◆ **GOAL OF THE EXERCISE**:
In the listing below, locate the lines bearing the word "this". Copy every one of them.

** Start **

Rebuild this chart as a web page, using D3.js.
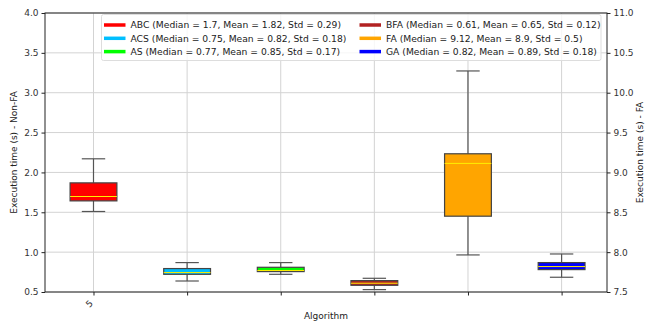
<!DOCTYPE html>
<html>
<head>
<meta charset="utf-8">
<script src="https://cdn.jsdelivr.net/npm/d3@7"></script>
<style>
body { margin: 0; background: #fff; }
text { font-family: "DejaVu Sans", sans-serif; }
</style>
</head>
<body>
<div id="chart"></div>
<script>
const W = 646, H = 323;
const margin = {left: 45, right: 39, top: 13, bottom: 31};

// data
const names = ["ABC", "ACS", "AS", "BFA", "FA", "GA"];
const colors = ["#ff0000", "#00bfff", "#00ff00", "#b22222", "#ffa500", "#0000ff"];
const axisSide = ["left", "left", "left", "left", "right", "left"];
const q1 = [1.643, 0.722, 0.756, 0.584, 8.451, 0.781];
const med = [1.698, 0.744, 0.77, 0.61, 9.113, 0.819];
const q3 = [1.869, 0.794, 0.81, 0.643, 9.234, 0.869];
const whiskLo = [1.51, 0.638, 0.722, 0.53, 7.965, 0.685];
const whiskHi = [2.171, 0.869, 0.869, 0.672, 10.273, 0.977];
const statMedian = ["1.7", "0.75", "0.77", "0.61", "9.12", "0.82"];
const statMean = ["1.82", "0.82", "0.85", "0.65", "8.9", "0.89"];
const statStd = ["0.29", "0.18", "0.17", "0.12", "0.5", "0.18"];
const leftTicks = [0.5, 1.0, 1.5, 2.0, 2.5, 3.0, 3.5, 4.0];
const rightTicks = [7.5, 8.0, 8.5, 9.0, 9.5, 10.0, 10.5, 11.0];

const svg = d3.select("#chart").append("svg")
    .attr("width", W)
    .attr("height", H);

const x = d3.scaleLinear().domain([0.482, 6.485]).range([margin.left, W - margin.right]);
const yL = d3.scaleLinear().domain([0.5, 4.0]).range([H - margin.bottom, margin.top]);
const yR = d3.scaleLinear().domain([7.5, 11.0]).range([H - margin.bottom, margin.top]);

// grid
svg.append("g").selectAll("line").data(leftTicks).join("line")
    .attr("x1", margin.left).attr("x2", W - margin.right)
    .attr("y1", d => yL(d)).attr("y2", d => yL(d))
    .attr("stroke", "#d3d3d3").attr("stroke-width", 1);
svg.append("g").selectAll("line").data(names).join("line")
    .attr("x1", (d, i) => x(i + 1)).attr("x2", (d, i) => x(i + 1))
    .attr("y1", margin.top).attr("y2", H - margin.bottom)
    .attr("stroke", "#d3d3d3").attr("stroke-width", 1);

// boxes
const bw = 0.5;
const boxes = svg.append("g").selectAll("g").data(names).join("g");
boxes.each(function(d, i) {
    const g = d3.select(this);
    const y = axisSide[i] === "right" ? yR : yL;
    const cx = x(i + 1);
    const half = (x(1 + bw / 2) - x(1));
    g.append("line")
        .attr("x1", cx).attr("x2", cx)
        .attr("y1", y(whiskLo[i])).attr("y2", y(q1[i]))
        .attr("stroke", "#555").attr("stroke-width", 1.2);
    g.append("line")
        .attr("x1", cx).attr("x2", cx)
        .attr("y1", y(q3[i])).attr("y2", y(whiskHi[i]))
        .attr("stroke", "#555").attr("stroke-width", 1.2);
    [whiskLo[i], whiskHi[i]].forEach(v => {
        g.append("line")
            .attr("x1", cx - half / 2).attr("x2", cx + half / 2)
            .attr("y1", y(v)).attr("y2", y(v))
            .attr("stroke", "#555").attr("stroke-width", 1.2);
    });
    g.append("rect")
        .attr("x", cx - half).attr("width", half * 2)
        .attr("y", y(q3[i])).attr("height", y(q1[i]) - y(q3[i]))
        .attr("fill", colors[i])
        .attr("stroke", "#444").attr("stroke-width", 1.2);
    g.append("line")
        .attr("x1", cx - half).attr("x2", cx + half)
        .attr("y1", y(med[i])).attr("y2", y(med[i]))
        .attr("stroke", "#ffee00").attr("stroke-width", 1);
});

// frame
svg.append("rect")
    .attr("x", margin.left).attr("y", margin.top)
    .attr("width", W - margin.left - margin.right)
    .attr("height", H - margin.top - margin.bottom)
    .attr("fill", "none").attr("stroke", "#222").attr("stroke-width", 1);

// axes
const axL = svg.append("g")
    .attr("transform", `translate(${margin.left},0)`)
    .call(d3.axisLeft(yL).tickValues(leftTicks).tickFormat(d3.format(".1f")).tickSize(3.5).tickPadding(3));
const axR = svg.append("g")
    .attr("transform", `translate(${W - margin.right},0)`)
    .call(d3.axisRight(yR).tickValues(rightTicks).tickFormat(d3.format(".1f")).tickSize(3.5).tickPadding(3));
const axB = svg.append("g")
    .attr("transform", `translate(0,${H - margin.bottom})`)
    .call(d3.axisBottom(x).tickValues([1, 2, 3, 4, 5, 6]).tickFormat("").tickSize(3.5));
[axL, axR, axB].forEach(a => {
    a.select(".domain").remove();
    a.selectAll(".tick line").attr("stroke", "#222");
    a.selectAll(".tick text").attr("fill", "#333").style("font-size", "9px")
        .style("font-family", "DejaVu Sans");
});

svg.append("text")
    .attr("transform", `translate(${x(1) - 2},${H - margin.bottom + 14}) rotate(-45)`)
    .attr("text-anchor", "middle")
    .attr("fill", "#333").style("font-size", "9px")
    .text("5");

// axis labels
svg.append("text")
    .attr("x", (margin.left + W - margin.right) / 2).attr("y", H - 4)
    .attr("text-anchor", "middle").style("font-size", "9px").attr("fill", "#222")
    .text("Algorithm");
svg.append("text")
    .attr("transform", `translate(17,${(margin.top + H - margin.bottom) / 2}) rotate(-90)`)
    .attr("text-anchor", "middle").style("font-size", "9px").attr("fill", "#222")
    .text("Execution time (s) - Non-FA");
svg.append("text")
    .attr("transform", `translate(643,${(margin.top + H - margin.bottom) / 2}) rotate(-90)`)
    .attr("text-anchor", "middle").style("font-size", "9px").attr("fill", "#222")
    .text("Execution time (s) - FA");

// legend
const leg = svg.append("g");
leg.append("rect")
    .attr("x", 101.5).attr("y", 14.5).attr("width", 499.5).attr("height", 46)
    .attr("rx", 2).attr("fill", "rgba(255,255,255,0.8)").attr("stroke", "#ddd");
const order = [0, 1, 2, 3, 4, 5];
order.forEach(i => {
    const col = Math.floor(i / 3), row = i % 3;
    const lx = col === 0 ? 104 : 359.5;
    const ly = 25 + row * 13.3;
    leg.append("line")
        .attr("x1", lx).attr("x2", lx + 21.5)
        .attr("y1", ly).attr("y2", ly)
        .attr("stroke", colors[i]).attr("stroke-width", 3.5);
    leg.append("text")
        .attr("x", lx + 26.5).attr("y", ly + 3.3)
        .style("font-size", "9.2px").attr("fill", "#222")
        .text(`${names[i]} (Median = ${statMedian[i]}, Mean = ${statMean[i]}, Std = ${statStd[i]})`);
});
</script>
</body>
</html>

** End **

◆ **THE RESPONSE**:
Rebuild this chart as a web page, using D3.js.
    const g = d3.select(this);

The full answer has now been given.